■ **The task**
Can you find the lines of the listing that include "chart" and copy every one?

■ **Information provided**
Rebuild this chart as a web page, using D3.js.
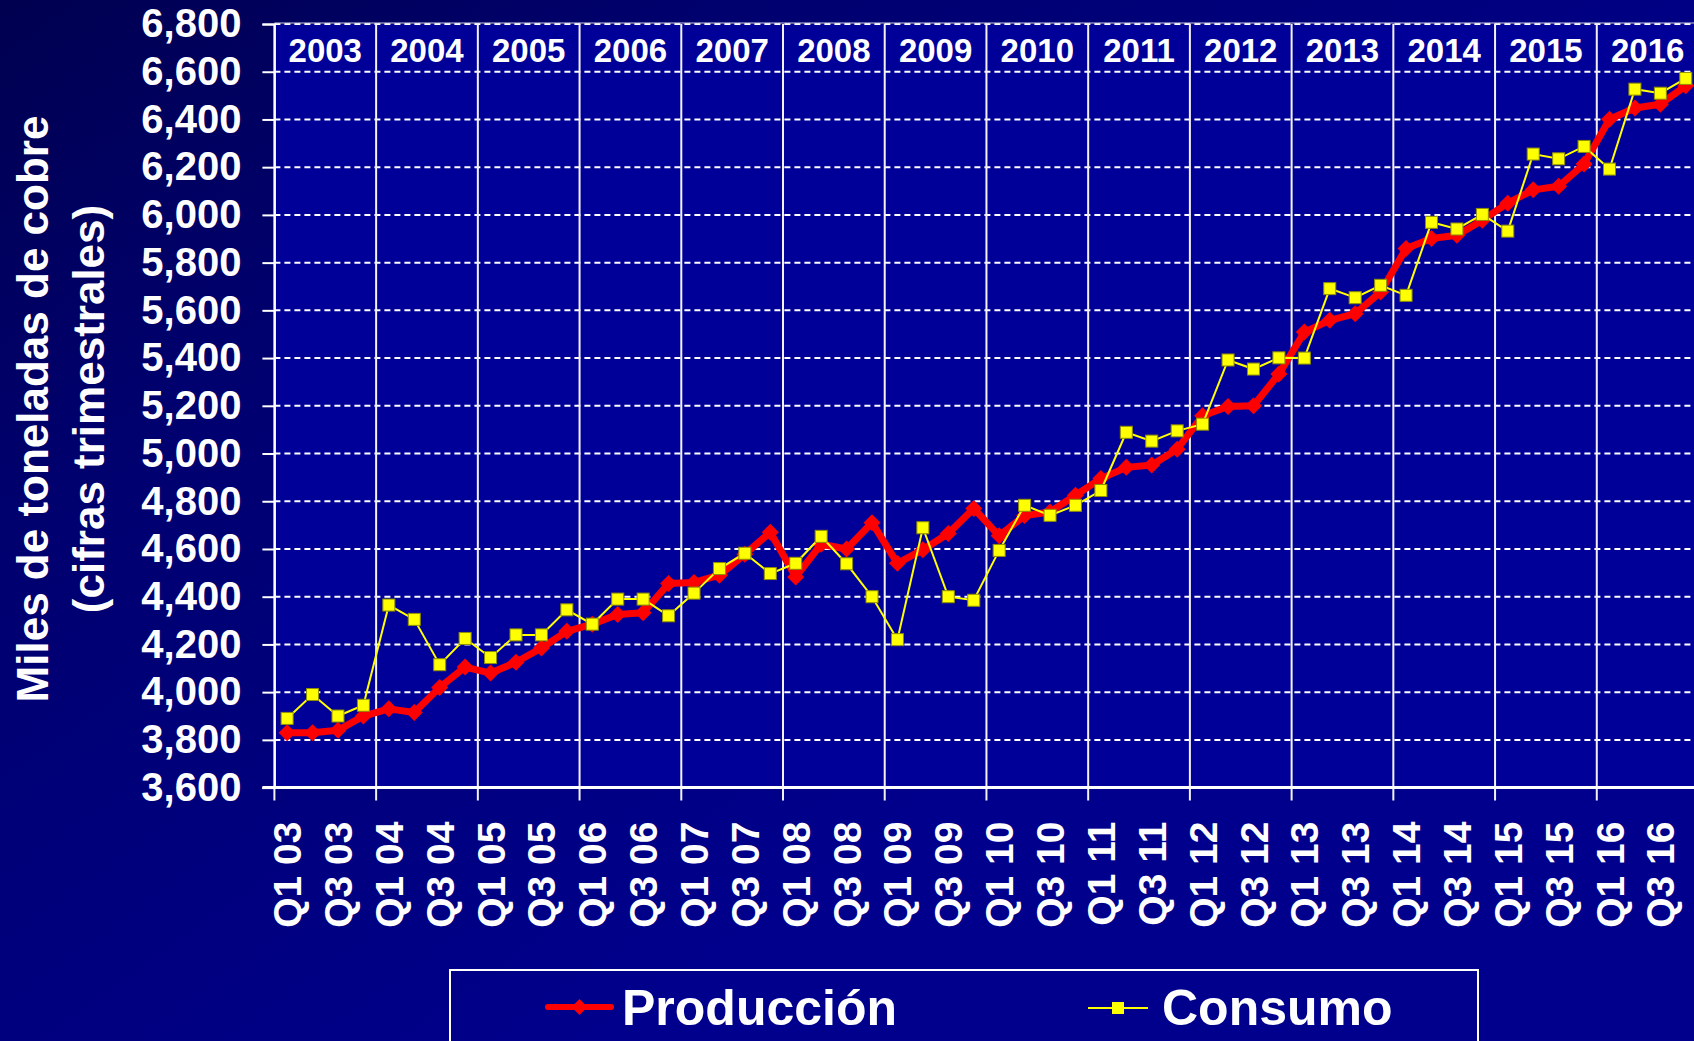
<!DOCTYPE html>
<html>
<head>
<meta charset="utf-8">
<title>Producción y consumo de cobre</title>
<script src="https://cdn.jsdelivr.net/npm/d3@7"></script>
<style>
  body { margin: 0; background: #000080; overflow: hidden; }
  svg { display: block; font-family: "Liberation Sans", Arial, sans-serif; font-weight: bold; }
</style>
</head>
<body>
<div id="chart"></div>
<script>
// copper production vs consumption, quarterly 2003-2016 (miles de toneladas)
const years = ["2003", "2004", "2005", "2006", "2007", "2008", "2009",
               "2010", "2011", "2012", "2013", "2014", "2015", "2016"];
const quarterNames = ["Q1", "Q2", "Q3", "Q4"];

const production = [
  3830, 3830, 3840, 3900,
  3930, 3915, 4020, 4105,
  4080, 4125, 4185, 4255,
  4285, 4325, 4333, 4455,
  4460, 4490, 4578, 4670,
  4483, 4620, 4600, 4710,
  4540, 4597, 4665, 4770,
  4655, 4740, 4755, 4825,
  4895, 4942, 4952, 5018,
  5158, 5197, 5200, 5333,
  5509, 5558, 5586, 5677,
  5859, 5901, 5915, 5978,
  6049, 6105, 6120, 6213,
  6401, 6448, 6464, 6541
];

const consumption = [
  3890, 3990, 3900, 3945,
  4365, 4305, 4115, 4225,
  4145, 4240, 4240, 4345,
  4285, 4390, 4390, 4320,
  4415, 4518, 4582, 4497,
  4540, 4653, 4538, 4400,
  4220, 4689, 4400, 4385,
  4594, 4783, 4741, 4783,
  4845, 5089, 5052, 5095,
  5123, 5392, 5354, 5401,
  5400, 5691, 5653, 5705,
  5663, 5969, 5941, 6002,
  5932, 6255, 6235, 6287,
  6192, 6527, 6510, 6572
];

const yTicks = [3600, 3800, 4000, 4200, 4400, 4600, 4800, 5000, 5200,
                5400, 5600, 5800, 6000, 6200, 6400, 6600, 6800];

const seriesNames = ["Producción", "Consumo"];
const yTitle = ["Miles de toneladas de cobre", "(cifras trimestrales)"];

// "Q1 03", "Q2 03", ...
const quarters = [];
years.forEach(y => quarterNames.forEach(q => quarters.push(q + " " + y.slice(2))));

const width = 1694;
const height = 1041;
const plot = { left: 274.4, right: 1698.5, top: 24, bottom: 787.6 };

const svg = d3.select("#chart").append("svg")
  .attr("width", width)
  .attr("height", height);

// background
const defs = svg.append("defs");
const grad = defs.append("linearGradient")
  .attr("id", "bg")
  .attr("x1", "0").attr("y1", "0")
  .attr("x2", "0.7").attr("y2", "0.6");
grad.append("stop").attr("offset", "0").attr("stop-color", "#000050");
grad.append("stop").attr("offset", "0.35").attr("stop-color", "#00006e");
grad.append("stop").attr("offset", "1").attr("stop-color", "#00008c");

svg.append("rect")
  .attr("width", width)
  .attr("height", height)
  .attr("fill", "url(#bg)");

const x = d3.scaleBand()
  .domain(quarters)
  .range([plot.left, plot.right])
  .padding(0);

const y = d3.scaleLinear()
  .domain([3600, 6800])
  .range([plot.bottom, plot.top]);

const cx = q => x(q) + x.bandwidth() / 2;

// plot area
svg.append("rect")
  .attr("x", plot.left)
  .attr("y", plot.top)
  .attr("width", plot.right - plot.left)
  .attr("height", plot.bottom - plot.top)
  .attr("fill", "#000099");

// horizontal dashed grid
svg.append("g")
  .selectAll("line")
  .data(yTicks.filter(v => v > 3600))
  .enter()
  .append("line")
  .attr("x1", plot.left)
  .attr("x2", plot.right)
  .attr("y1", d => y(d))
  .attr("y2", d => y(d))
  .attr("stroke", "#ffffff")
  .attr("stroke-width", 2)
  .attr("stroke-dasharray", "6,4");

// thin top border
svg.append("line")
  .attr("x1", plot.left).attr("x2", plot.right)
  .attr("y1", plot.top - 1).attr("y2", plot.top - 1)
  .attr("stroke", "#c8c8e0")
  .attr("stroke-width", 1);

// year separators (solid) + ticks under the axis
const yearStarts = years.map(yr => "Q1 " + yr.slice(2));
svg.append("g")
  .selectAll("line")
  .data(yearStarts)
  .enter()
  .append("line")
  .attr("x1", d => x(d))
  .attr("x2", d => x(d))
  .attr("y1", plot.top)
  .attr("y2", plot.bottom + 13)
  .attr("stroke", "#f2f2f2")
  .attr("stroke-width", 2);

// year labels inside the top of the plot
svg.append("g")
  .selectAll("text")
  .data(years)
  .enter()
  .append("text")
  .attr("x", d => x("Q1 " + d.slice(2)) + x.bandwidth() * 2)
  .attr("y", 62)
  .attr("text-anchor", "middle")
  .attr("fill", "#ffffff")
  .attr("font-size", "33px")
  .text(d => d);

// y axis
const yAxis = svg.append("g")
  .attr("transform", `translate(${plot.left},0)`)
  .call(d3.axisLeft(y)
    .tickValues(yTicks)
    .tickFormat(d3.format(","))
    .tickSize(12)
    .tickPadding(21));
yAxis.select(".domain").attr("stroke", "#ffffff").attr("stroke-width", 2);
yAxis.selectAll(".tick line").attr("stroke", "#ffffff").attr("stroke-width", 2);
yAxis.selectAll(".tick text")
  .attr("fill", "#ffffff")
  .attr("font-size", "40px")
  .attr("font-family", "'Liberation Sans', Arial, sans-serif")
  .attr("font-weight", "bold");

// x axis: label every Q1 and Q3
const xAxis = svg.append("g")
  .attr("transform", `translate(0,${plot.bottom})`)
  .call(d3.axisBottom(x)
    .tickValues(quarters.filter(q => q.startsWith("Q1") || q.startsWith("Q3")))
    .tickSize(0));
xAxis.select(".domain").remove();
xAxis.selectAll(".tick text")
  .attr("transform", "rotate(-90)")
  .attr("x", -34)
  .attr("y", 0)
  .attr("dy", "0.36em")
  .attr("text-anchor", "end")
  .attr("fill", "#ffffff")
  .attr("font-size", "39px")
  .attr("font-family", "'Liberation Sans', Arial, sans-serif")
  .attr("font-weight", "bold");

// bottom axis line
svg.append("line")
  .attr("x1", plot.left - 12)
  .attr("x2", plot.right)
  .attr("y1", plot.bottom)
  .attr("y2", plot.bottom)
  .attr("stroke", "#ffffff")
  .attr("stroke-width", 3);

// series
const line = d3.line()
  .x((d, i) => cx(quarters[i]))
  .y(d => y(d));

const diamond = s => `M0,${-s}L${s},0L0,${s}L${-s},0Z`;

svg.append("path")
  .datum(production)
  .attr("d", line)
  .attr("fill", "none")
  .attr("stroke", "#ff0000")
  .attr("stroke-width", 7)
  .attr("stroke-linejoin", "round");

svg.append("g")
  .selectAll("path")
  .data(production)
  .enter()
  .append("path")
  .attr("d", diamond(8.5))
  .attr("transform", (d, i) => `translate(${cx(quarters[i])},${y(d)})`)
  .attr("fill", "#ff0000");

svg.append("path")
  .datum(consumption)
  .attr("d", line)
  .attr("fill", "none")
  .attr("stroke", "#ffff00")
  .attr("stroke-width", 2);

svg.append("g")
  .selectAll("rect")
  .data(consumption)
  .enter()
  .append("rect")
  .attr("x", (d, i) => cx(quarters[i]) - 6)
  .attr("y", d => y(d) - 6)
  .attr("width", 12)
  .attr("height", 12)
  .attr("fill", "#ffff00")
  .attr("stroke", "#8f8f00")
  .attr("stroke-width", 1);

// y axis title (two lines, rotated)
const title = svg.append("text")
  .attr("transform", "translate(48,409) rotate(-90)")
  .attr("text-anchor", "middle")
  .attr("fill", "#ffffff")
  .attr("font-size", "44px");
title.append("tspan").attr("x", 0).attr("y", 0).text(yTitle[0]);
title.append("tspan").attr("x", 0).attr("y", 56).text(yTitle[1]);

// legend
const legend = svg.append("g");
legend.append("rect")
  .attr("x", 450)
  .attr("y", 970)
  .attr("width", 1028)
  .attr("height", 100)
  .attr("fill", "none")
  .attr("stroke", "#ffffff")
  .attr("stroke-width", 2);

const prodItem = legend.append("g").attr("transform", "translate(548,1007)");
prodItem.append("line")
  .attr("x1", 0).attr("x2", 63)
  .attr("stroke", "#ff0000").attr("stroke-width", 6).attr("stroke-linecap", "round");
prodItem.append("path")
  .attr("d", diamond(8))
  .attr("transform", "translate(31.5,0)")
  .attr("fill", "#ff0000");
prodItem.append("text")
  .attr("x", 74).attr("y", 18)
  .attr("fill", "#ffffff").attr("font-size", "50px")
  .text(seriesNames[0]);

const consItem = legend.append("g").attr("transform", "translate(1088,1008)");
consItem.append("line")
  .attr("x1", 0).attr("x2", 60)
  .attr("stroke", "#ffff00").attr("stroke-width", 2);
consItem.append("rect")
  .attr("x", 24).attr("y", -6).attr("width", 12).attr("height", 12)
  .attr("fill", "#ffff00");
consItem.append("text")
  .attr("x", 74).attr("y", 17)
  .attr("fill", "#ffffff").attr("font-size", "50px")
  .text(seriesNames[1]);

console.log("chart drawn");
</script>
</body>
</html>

■ **Right answer**
Rebuild this chart as a web page, using D3.js.
<div id="chart"></div>
const svg = d3.select("#chart").append("svg")
console.log("chart drawn");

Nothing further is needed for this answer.